Plusieurs informations contradictoires circulent aussi sur Su Su Nway, une militante des droits des travailleurs et membre du principal parti d'opposition, la Ligue nationale pour la démocratie (LND), dirigée par Aung San Suu Kyi. A noter également sur la liste des personnes libérées, l'absence criante des leaders du mouvement étudiant Génération 88 qui ont participé au soulèvement pro-démocratique contre la junte. A l'instar de Min Ko Naing, l'un des leaders du mouvement et l'une des bêtes noires du régime militaire. En prison depuis 2007, il souffre de graves problèmes de santé, comme de nombreux autres prisonniers qui vivent dans des conditions de détentions déplorables. La principale opposante au régime et prix Nobel de la paix, Aung San Suu Kyi, a exprimé sa reconnaissance pour la libération des prisonniers politiques, tout en espérant que d'autres allaient bénéficier de cette mesure de clémence. L'égérie de l'opposition a été libérée en novembre 2010, après 15 années d'assignation à résidence.

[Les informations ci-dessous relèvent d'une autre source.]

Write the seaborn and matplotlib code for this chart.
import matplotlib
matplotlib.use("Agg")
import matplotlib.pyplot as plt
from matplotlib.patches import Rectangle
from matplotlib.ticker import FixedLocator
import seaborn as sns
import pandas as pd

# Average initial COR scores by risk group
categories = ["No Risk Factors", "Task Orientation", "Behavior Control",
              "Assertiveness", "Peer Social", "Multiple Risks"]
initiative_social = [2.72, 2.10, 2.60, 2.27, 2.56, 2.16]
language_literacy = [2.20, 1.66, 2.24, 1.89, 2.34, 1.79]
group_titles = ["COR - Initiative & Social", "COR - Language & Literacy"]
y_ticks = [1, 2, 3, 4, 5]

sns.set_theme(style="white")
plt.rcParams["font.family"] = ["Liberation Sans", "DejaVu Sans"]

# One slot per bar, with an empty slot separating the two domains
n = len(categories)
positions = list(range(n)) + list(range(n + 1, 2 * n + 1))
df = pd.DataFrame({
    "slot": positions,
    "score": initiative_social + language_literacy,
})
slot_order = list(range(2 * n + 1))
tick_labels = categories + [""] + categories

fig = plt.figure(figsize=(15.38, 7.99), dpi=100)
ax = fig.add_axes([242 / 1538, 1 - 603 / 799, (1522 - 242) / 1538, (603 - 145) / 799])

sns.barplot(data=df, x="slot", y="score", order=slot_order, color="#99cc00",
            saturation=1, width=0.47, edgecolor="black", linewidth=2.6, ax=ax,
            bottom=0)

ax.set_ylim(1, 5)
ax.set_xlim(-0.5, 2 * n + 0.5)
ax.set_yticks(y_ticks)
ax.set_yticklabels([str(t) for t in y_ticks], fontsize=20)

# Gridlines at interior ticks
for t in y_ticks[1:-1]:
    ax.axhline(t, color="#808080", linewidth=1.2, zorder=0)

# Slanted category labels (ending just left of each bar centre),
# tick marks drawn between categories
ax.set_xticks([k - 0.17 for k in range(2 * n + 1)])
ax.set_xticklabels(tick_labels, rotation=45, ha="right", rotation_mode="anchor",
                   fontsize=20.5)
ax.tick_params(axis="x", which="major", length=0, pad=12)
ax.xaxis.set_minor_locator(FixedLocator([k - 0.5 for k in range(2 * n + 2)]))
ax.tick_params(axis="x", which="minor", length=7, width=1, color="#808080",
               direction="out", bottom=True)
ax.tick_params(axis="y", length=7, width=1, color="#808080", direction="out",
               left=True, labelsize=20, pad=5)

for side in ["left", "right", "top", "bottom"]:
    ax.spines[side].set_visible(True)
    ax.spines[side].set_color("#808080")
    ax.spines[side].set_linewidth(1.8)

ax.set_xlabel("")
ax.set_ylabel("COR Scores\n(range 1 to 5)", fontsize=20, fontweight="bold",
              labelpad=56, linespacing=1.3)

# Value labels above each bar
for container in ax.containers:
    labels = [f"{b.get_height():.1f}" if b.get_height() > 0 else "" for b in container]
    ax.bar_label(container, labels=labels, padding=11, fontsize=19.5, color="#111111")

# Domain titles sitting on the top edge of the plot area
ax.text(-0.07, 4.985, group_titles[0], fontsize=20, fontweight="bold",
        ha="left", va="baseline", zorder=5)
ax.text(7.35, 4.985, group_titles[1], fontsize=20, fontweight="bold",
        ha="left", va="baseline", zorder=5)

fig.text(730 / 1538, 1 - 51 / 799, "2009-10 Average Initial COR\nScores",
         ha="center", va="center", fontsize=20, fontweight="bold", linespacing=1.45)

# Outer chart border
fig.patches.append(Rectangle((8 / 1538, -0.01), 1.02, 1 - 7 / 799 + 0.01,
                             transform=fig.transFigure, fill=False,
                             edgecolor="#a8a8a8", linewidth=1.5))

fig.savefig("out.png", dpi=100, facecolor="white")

Une course à la crédibilité

Cette libération de plusieurs dizaines de prisonniers politiques est une nouvelle illustration de la volonté du régime de se montrer sous un nouveau jour. Depuis la dissolution du régime militaire en mars dernier et la nomination d'un gouvernement civil, la junte a multiplié les signes pour convaincre l'Occident de la sincérité de ses réformes. Plusieurs d'entre-elles ont été récemment saluées par les Etats-Unis comme « spectaculaires ».

Cette libération, réclamée par les Etats Unis, l'Union Européenne et l'opposition démocratique birmane, est d'ailleurs l'une des conditions essentielles pour la levée des sanctions économiques et politiques imposées à la Birmanie depuis la fin des années 90. Le gouvernement souhaiterait également obtenir la présidence de l'ASEAN en 2014.

Autre signe d'ouverture démocratique des autorités birmanes : la suspension du projet de construction du barrage de Myitsone, un gigantesque complexe hydro-électrique financé par la Chine. Le projet a été suspendu sous la pression populaire.

Pour augmenter sa crédibilité auprès de la communauté internationale, Naypyidaw a récemment créé une commission des droits de l'homme. Une première dans ce pays. L'organe indépendant a appelé le président Thein Sein à accorder l'amnistie aux « prisonniers de conscience » qui ne représentent aucun danger pour le pays. Depuis quelques mois, un dialogue s'est également ouvert entre le régime et l'opposition, notamment avec Aung San Suu Kyi.

Malgré cette succession de signes inédits, la plupart des organisations de défense des droits de l'homme appellent à la plus grande prudence. En mai dernier, la junte avait libéré environ 14 000 prisonniers, parmi lesquels seulement 47 détenus politiques. Pour l'association Info-Birmanie, une véritable transition démocratique en Birmanie ne sera possible qu'après la libération de tous les prisonniers politiques, opposants, journalistes, avocats, artistes et moines. La porte-parole de l'association Marie Battini insiste tout particulièrement sur la nécessité d'accorder aux « prisonniers de conscience », non seulement une liberté de mouvement mais surtout une liberté civile et politique. Pour Renaud Egreteau, chercheur à l'université de Hong Kong, le président Thein Sein est en train de s'approprier le processus de transition et veut s'affirmer en tant que leader éclairé. Mais il est difficile de présager de l'avenir de la Birmanie et d'un éventuel retour en force de la branche dure de l'armée.